When you receive query results from Vectara, alongside the result, you'll receive values for part_metadata and document_metadata. For example:

{
"search_results": [
{
"text": "Foo bar baz.",
"score": 0.2553684115409851,
"part_metadata": {
"lang": "eng",
"section": "1",
"offset": "36"
},
"document_metadata": {},
"document_id": "doc_123456789",
"request_corpora_index": 0
}
]
}

For highlighting and snippet extraction, we need to pay attention to three key elements in this response:

  1. text under search_results which gives us the text/length to highlight
  2. section under part_metadata which tells us which specific section the relevant snippet showed up in
  3. offest under part_metadata which tells us how far into the section the relevant snippet is

Text and offset

The most familiar parts of highlighting or snippet extraction if you've used any other search system are the text and offset values. The offset tells you how many characters into the given section should be skipped before any highlighting. Following that, the text tells you what the specific text is to highlight.

For example, if the original text was:

The quick brown fox jumped over the lazy dog. How vexingly quick daft zebras jump!
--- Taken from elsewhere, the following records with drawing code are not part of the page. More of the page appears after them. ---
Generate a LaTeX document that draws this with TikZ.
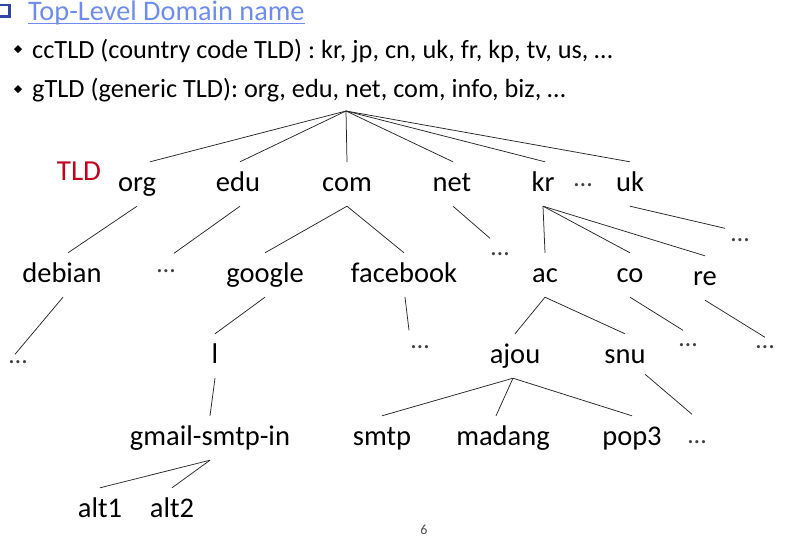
\documentclass[tikz,border=0pt]{standalone}
\usepackage{fontspec}
\setmainfont{Carlito}
\definecolor{titleblue}{RGB}{110,140,240}
\definecolor{bulletblue}{RGB}{50,70,170}
\definecolor{tldred}{RGB}{192,0,32}
\begin{document}
\begin{tikzpicture}[x=1pt,y=-1pt,
  tn/.style={font=\fontsize{28.5}{32}\selectfont, text height=20pt, text depth=6pt, inner ysep=9pt, inner xsep=2pt},
  dt/.style={font=\fontsize{26}{30}\selectfont, text=black!75, text height=3pt, text depth=0pt, inner sep=0pt},
  hd/.style={font=\fontsize{26.3}{30}\selectfont, anchor=base west, inner sep=0pt},
  br/.style={draw=black!85, line width=0.75pt}]
\useasboundingbox (0,0) rectangle (795,538);
% header
\fill[bulletblue] (0,4) rectangle (11,18);
\fill[white] (0,6) rectangle (7.5,14.5);
\node[font=\fontsize{28.3}{32}\selectfont, anchor=base west, inner sep=0pt, text=titleblue] (title) at (28,20.5) {Top-Level Domain name};
\draw[titleblue, line width=1pt] ([yshift=-3pt]title.base west) -- ([yshift=-3pt]title.base east);
\fill (18,45) -- (22,49) -- (18,53) -- (14,49) -- cycle;
\fill (18,85) -- (22,89) -- (18,93) -- (14,89) -- cycle;
\node[hd] (cc) at (32,58) {ccTLD (country code TLD) : kr, jp, cn, uk, fr, kp, tv, us, …};
\node[hd] (g) at (32,97) {gTLD (generic TLD): org, edu, net, com, info, biz, …};
% tree
\coordinate (root) at (346,111);
\node[font=\fontsize{29}{32}\selectfont, text=tldred, inner sep=0pt] (tld) at (79,171) {TLD};
\node[tn] (org) at (137,184) {org};
\node[tn] (edu) at (238,184) {edu};
\node[tn] (com) at (347,184) {com};
\node[tn] (net) at (452,184) {net};
\node[tn] (kr) at (543,184) {kr};
\node[dt] (kdots) at (583,185) {…};
\node[tn] (uk) at (630,184) {uk};

\node[tn] (debian) at (62,275) {debian};
\node[dt] (d1) at (166,271) {…};
\node[tn] (google) at (265,275) {google};
\node[tn] (facebook) at (404,275) {facebook};
\node[dt] (d2) at (500,254) {…};
\node[tn] (ac) at (545,275) {ac};
\node[tn] (co) at (630,275) {co};
\node[tn] (re) at (705,278) {re};
\node[dt] (d3) at (740,240) {…};

\node[dt] (d4) at (18,362) {…};
\node[tn] (l) at (215,356) {l};
\node[dt] (d5) at (420,347) {…};
\node[tn] (ajou) at (515,356) {ajou};
\node[tn] (snu) at (625,356) {snu};
\node[dt] (d6) at (688,345) {…};
\node[dt] (d7) at (765,347) {…};

\node[tn] (gmail) at (210,438) {gmail-smtp-in};
\node[tn] (smtp) at (382,438) {smtp};
\node[tn] (madang) at (503,438) {madang};
\node[tn] (pop3) at (632,438) {pop3};
\node[dt] (d8) at (697,442) {…};

\node[tn] (alt1) at (100,510) {alt1};
\node[tn] (alt2) at (172,510) {alt2};

\node[font=\fontsize{14}{16}\selectfont, text=black!70, inner sep=0pt] (page) at (424,530) {6};

% connectors
\draw[br] (root) -- ([xshift=13pt]org.north);
\draw[br] (root) -- ([xshift=2pt]edu.north);
\draw[br] (root) -- (com.north);
\draw[br] (root) -- ([xshift=1pt]net.north);
\draw[br] (root) -- ([xshift=2pt]kr.north);
\draw[br] (root) -- (uk.north);

\draw[br] (org.south) -- ([xshift=6pt]debian.north);
\draw[br] ([xshift=2pt]edu.south) -- ([shift={(8,-16)}]d1.north);
\draw[br] (com.south) -- (google.north);
\draw[br] (com.south) -- (facebook.north);
\draw[br] ([xshift=1pt]net.south) -- ([shift={(-10,-14)}]d2.north);
\draw[br] (kr.south) -- (ac.north);
\draw[br] (kr.south) -- (co.north);
\draw[br] (kr.south) -- (re.north);
\draw[br] (uk.south) -- ([shift={(-15,-10)}]d3.north);

\draw[br] ([xshift=1pt]debian.south) -- ([shift={(-3,-6)}]d4.north);
\draw[br] (google.south) -- (l.north);
\draw[br] ([xshift=1pt]facebook.south) -- ([shift={(-11,-15)}]d5.north);
\draw[br] (ac.south) -- (ajou.north);
\draw[br] (ac.south) -- (snu.north);
\draw[br] (co.south) -- ([shift={(-5,-13)}]d6.north);
\draw[br] (re.south) -- ([shift={(0,-8)}]d7.north);

\draw[br] (l.south) -- (gmail.north);
\draw[br] ([xshift=-2pt]ajou.south) -- (smtp.north);
\draw[br] ([xshift=-2pt]ajou.south) -- ([xshift=-7pt]madang.north);
\draw[br] ([xshift=-2pt]ajou.south) -- (pop3.north);
\draw[br] ([shift={(20,-4)}]snu.south) -- ([shift={(-5,-26)}]d8.north);

\draw[br] (gmail.south) -- (alt1.north);
\draw[br] (gmail.south) -- (alt2.north);
\end{tikzpicture}
\end{document}
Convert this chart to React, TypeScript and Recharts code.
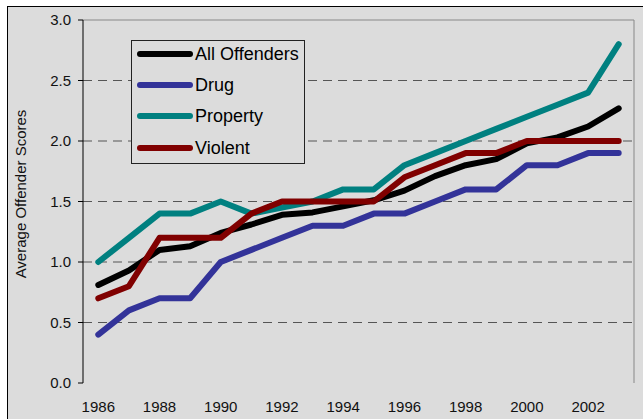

And if the query text is "striped horse-like animal," you might get back an an offset of 48 (how many characters before the sentence starting with "How" starts) and a text value of "How vexingly quick daft zebras jump!"

Configuring context

The context_configuration object in the query request allows you to control the amount of context included with each matching document part (snippet) that appears in a summary. Adding this context configuration affects the results quality for summarization by enhancing relevance and reducing ambiguity around each snippet. You can specify characters_before and characters_after or sentences_before and sentences_after to include before and after the snippet, as well as start_tag and end_tag that wrap the snippet, such as <b> and </b>.

"context_configuration": {
"sentences_before": 2,
"sentences_after": 2,
"start_tag": "<b>",
"end_tag": "</b>"
}

This example uses sentences_before and sentences_after. If you enter values for sentences before/after and characters before/after, then characters_before/after is ignored and summary returns the sentences values. Experiment and iteratve with different values.

Including additional context

Often, just having the text and offset values are enough to create a compelling highlighting/snippet extraction experience for short-form documents like social media posts and when you just have 1 section per documents. However, if you'd like to expand the snippet to include additional context, it's possible that the additional context may not be fully contained in the given section -- especially for longer documents. In those cases, you might want to include content from other sections.

If you created the sections yourself, you may choose to just replay the sectioning logic at query time and use as much of the additional sections as desired. However, if you aren't certain as to the section numbers and/or if you uploaded documents using the file upload API, then you might need to look up the additional sections. This can be done by an additional query to Vectara using filters. To do this, retrieve the document_id value of the document and perform a query for that ID. For example:

https://api.vectara.io/v2/query
POST https://api.vectara.io/v2/query
{
"query": "",
"search": {
"corpora": [
{
"corpus_key": "my-corpus",
"metadata_filter": "doc.id = '5b943498-d18c-4095-92f9-7a03f026f680'"
}
],
"offset": 0,
"limit": 10
}
}

In this example, the relevant document ID is 5b943498-d18c-4095-92f9-7a03f026f680. We can then iterate through the results and show any number of sections either before (with a lower section number) or after (with a higher section number) as additional context for the snippet.